Today the Linux world broke out the champagne to celebrate VMware joining the Linux Foundation. I agree. It's good news.
What it doesn't resolve is the allegation that VMware is in active and conscious violation of the GPL. Some of these allegations appear to be well-founded. VMware's lack of response to the allegations is not golden, especially in light of its embrace of the Linux Foundation.
Here's the problem with how VMware apparently uses Linux (though there's still an open question as to whether VMware does, in fact, use Linux, the evidence points pretty strongly to VMware's use of the open-source operating system).
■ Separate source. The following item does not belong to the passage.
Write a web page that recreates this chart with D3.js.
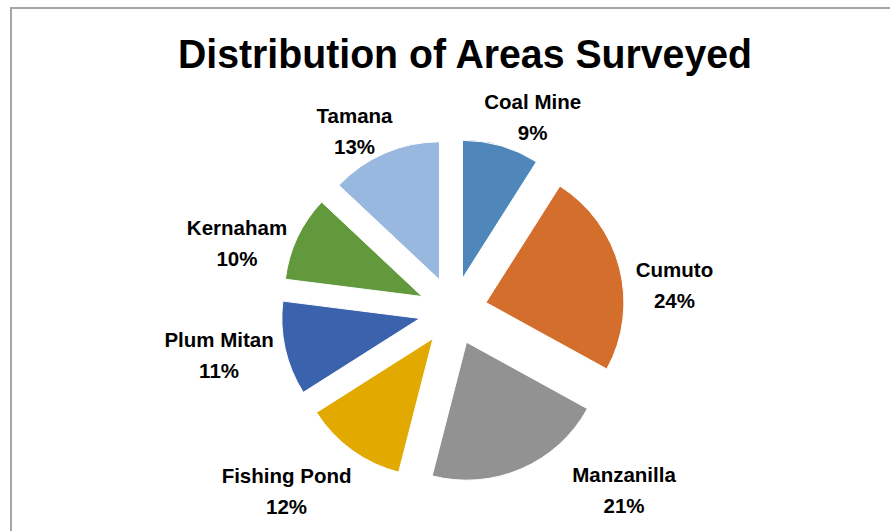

Products like VMware ESX Server and Citrix Xen Server divide each computer into one or more virtual machines. The virtual machines provide logical memory, CPU, and device resources to guest operating systems. ESX Server, like Citrix Xen Server, uses a hypervisor to mediate between the virtual machines and physical resources of the computer, and an embedded operating system (distinct from guest operating systems) to implement essential virtualization operations.
ESX Server and Citrix Xen Server both use Linux as the embedded operating system. This is where the trouble begins.
In both cases, the respective embedded Linux is installed as part of the computer virtualization product, and neither VMware nor Citrix support using the remainder of the virtualization product without the coupled embedded Linux. Citrix releases all essential Citrix Xen Server components, including the hypervisor, under the GPL and compatible open source licenses. VMware does not.
If true, this would be a clear violation of the GPL, and if VMware's ESX Server cannot effectively function but for Linux, then VMware has a problem. It's a convenient problem as it gives VMware a distinct advantage over the open-source Xen project, as well as Citrix.
But it's a problem all the same, one that should be resolved with open and honest communication. VMware can't hope to cozy up to Linux and its community without participating on the principles of transparency and trust. At present, it has shown little of the former and has yet to earn much of the latter.